According to a letter from Rabbi Samuel ben Danan, of the second generation of exiles from Spain, when Rabbeinu Meshullam was fourteen years old, he was taken from his father by merchants who took him with them to Babylonia. There he was sold to the Exilarch and head of the yeshiva in Babylonia. Initially Rabbeinu Meshullam was responsible for the kitchen, and in secret he would correct the writings of the head of the yeshiva based on what he had learned from his father. Two students remained in secret to discover the identity of the corrector, and when they discovered it was Rabbeinu Meshullam they sat him with them in the yeshiva. At some point the daughter of the Exilarch was also offered to him in marriage, but Rabbeinu Meshullam refused to marry without his father's permission. According to the letter, Rabbeinu Meshullam returned to Mainz and married his relative there and had a son named Todros. And Rabbi Todros was the head of the yeshiva in Mainz after his father died.

His son, Rabbi Kalonymus ben Meshullam is famous from the aggadah about Rabbi Amnon of Mainz, who received the prayer in a dream and it was given validity by its author.

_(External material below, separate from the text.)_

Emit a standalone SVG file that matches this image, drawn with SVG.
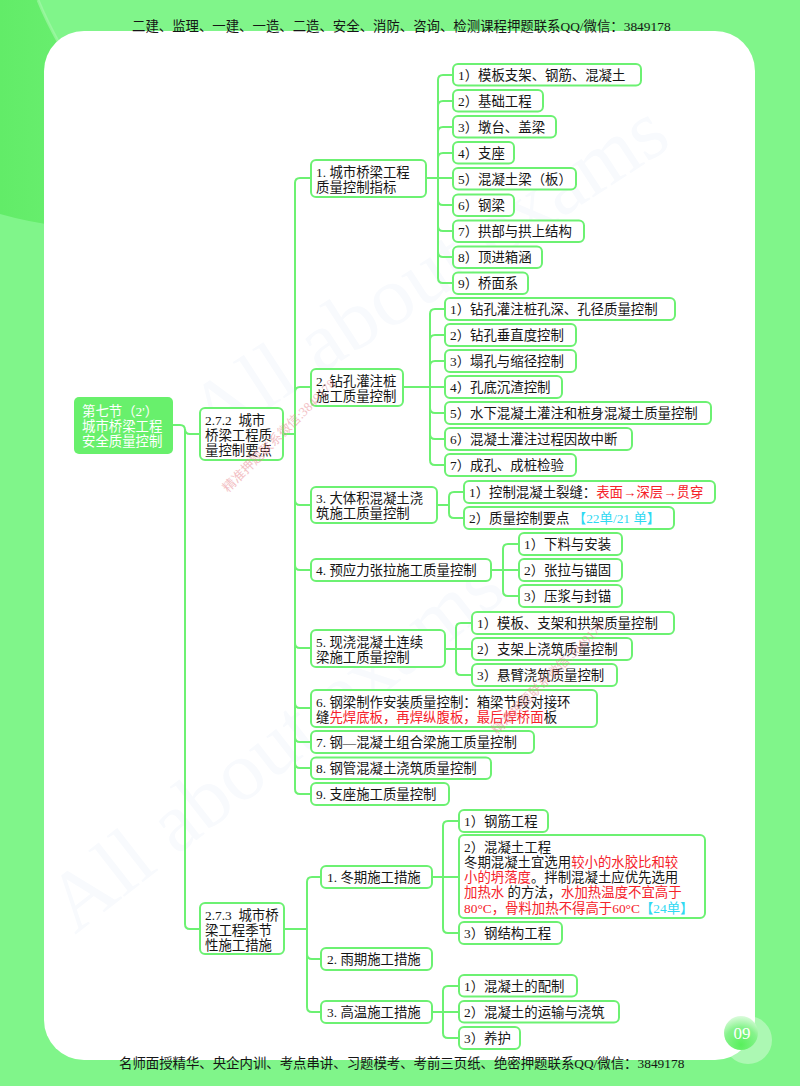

He preceded the early halakhic decisors, some of whom lived in his time, such as: Rabbeinu Gershom Meor HaGolah, the liturgical poet Rabbi Shimon ben Yitzchak (from the "Abin" family which was connected by marriage ties to the "Kalonymus" family). He is cited by Rashi and Tosefot, and was considered one of the greatest sages of Ashkenaz in his time.

== His works ==
Several remnants of his works have been found, mostly in the Cairo Geniza. They include several areas: Halachic rulings in a question and answer format (she'elot u-teshuvot), piyyutim (liturgical poetry), and a commentary on Pirkei Avot (Ethics of the Fathers). A famous letter of his to the Jews of Constantinople deals with confronting the Karaites. He proved from the Bible that one my leave one's home on Sabbath and may have lights burning on Sabbath night.

=== Responsa ===
Rabbeinu Meshullam was well known in many communities and received queries from all over Ashkenaz. His responses deal with all areas of life, but two topics stand out: commercial and financial laws (e.g. discussion of "ma'arufot" - clientele) and community order (e.g. dispute between the Jewish community of Arles, France and converts joining the community). This reflects the awakening of Jewish community life in Ashkenaz in the early second millennium CE.

In his responses he frequently relied on the Tannaim and Geonim of his generation. He would refer questions to Rabbi Sherira Gaon and his son Rabbi Hai Gaon. Most of his responses were written in Hebrew with some in Aramaic.

Some of his responses appear in the early book "B'shar al Gabei Gachalim".

=== Piyutim ===
Twelve of his piyyutim have been preserved, including "Eemich Nachamti", recited on Yom Kippur morning in the Ashkenazi rite (one part is the piyyut "Al Yisrael Emunato"), and two orders of worship "Amitz Koach" and "Esochach Niflaotecha." He composed a comprehensive Haggadah series for Pesach beginning "Afik Ranen" based on Shir Hashirim. This was accepted in the Ashkenazi rite and some French communities for the second day of Pesach. He also wrote two zulatot on the servitude of kingdoms. Additionally, there are several selichot (penitential poems) attributed to him though this is uncertain. His piyyutim belong to the Italian-Ashkenazi school influenced by the Land of Israel piyyut tradition.

=== Commentary on Avot ===
Only small fragments of his commentary on Pirkei Avot have reached us. From these it can be inferred that the commentary covered the entire tractate. It displays his great familiarity with scripture.

== Death ==
Rabbi Meshulam died in Mainz and is buried in the Old Jewish Cemetery. His tombstone, dated to the 11th century, which replaced the earlier, lost stone, is now in the Memorial Cemetery.